Universidad de Los Andes Televisión
- Mérida, Mérida; Venezuela;
- Channels: Analog: 22 (UHF);

Ownership
- Owner: Universidad de Los Andes

History
- First air date: October 25, 1999
- Last air date: June 15, 2017

Links
- Website: www.tv.ula.ve

= ULA TV =

University television station in Mérida, Venezuela

Universidad de Los Andes Televisión, abbreviated ULA TV, was a television station in Mérida, Mérida, Venezuela, that was owned by the Universidad de Los Andes. The station began broadcasting in 1999 and was shuttered by the National Commission of Telecommunications (CONATEL) on June 15, 2017.

==History==
On September 10, 1993, ULA proposed the establishment of a UHF television station to serve the city of Mérida. Channel 22 was assigned by CONATEL in 1994, but it would be more than five years before the station began broadcasting.

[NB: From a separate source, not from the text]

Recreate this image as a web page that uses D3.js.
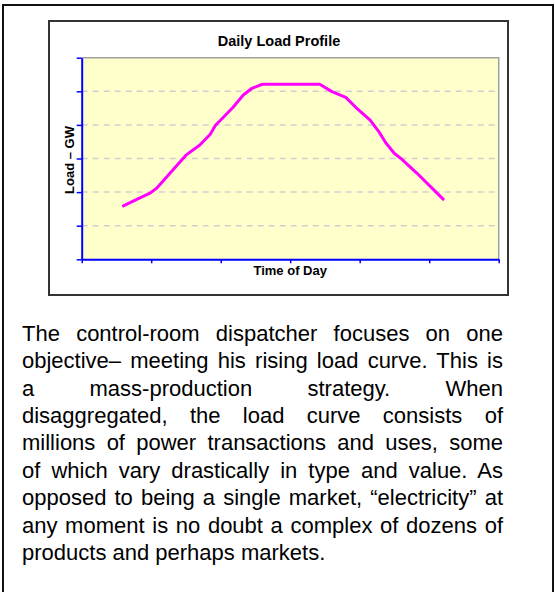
<!DOCTYPE html>
<html>
<head>
<meta charset="utf-8">
<script src="https://cdn.jsdelivr.net/npm/d3@7"></script>
<style>
  html, body { margin: 0; padding: 0; background: #fff; }
  body { width: 555px; height: 592px; position: relative; overflow: hidden; }
  svg { position: absolute; left: 0; top: 0; }
  #para {
    position: absolute; left: 22px; top: 319.7px; width: 481px;
    font-family: "Liberation Sans", Arial, sans-serif; font-size: 22px;
    line-height: 27.4px; color: #000;
  }
  #para div { text-align: justify; text-align-last: justify; white-space: nowrap; }
  #para div.last { text-align-last: left; }
</style>
</head>
<body>
<svg id="chart" width="555" height="592"></svg>
<div id="para"></div>
<script>
// ---- data ----
const hours = [2.4, 3.2, 3.9, 4.3, 6.0, 6.8, 7.4, 7.7, 8.1, 8.7, 9.3, 9.8, 10.4, 13.7, 14.4, 15.2, 15.9, 16.6, 17.1, 17.5, 18.0, 18.4, 19.3, 20.8];
const load  = [1.59, 1.79, 1.96, 2.11, 3.10, 3.40, 3.72, 3.99, 4.20, 4.52, 4.89, 5.09, 5.21, 5.21, 4.99, 4.82, 4.46, 4.14, 3.80, 3.47, 3.15, 2.99, 2.56, 1.79];
const xTicks = [0, 4, 8, 12, 16, 20, 24];
const yTicks = [0, 1, 2, 3, 4, 5, 6];
const title = "Daily Load Profile";
const xLabel = "Time of Day";
const yLabel = "Load \u2013 GW";
const paragraphLines = [
  "The control-room dispatcher focuses on one",
  "objective\u2013 meeting his rising load curve.  This is",
  "a mass-production strategy. When",
  "disaggregated, the load curve consists of",
  "millions of power transactions and uses, some",
  "of which vary drastically in type and value.  As",
  "opposed to being a single market, \u201celectricity\u201d at",
  "any moment is no doubt a complex of dozens of",
  "products and perhaps markets."
];

const svg = d3.select("#chart");

// outer border
svg.append("rect").attr("x", 3).attr("y", 5).attr("width", 550).attr("height", 620)
  .attr("fill", "none").attr("stroke", "#111").attr("stroke-width", 2);
// chart frame
svg.append("rect").attr("x", 49).attr("y", 21).attr("width", 459).attr("height", 274)
  .attr("fill", "#fff").attr("stroke", "#333").attr("stroke-width", 2);

const plot = { left: 81.7, right: 498.7, top: 57.7, bottom: 259.3 };
const x = d3.scaleLinear().domain([0, 24]).range([plot.left, plot.right]);
const y = d3.scaleLinear().domain([0, 6]).range([plot.bottom, plot.top]);

// plot background
svg.append("rect").attr("x", plot.left).attr("y", plot.top)
  .attr("width", plot.right - plot.left).attr("height", plot.bottom - plot.top)
  .attr("fill", "#ffffcc");
// top & right border (gray)
svg.append("path")
  .attr("d", `M${plot.left},${plot.top}H${plot.right}V${plot.bottom}`)
  .attr("fill", "none").attr("stroke", "#a0a0a0").attr("stroke-width", 1.5);

// gridlines
svg.append("g").selectAll("line").data(yTicks.filter(d => d > 0 && d < 6)).join("line")
  .attr("x1", plot.left).attr("x2", plot.right - 2)
  .attr("y1", d => y(d)).attr("y2", d => y(d))
  .attr("stroke", "#cfcfcf").attr("stroke-width", 1.5).attr("stroke-dasharray", "6,5");

// axes
const yAxis = svg.append("g").attr("transform", `translate(${plot.left},0)`)
  .call(d3.axisLeft(y).tickValues(yTicks).tickFormat("").tickSize(5).tickSizeOuter(0));
const xAxis = svg.append("g").attr("transform", `translate(0,${plot.bottom})`)
  .call(d3.axisBottom(x).tickValues(xTicks).tickFormat("").tickSize(4).tickSizeOuter(0));
[yAxis, xAxis].forEach(g => {
  g.select(".domain").attr("stroke", "#0000ff").attr("stroke-width", 2);
  g.selectAll(".tick line").attr("stroke", "#0000ff").attr("stroke-width", 1.5);
});

// load curve
const pts = hours.map((h, i) => [h, load[i]]);
svg.append("path").datum(pts)
  .attr("d", d3.line().x(d => x(d[0])).y(d => y(d[1])))
  .attr("fill", "none").attr("stroke", "#ff00ff").attr("stroke-width", 3)
  .attr("stroke-linejoin", "round").attr("stroke-linecap", "round");

// texts
const font = "'Liberation Sans', Arial, sans-serif";
svg.append("text").attr("x", 279).attr("y", 46).attr("text-anchor", "middle")
  .attr("font-family", font).attr("font-weight", "bold").attr("font-size", 14.5).text(title);
svg.append("text").attr("x", (plot.left + plot.right) / 2).attr("y", 275).attr("text-anchor", "middle")
  .attr("font-family", font).attr("font-weight", "bold").attr("font-size", 13).text(xLabel);
svg.append("text").attr("transform", "translate(74,160) rotate(-90)").attr("text-anchor", "middle")
  .attr("font-family", font).attr("font-weight", "bold").attr("font-size", 13).text(yLabel);

// paragraph
d3.select("#para").selectAll("div").data(paragraphLines).join("div")
  .classed("last", (d, i) => i === paragraphLines.length - 1)
  .style("white-space", (d, i) => i === paragraphLines.length - 1 ? "nowrap" : "normal")
  .text(d => d);
</script>
</body>
</html>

The station went on the air with a test pattern on October 2, 1999, and programs began on October 25. It was originally known as Aula 22 ("Classroom 22") before adopting the ULA TV moniker.

===Closure===

They're doing the same thing to us that they did to RCTV.
— Mario Bonucci Rossini, rector of the Universidad de Los Andes

On June 15, 2017, CONATEL representatives presented the station with an order to shut down due to what it claimed were violations of Venezuelan telecommunications law, which came as a surprise to the service's 100 staff. Once news of the closure spread, students of the university began protests outside the studios, stating that the closure had been ordered by the state governor, Alexis Ramírez, because opposition figures appeared on ULA TV and had called for a national strike on a ULA TV program, statements which Ramírez declared "criminal acts".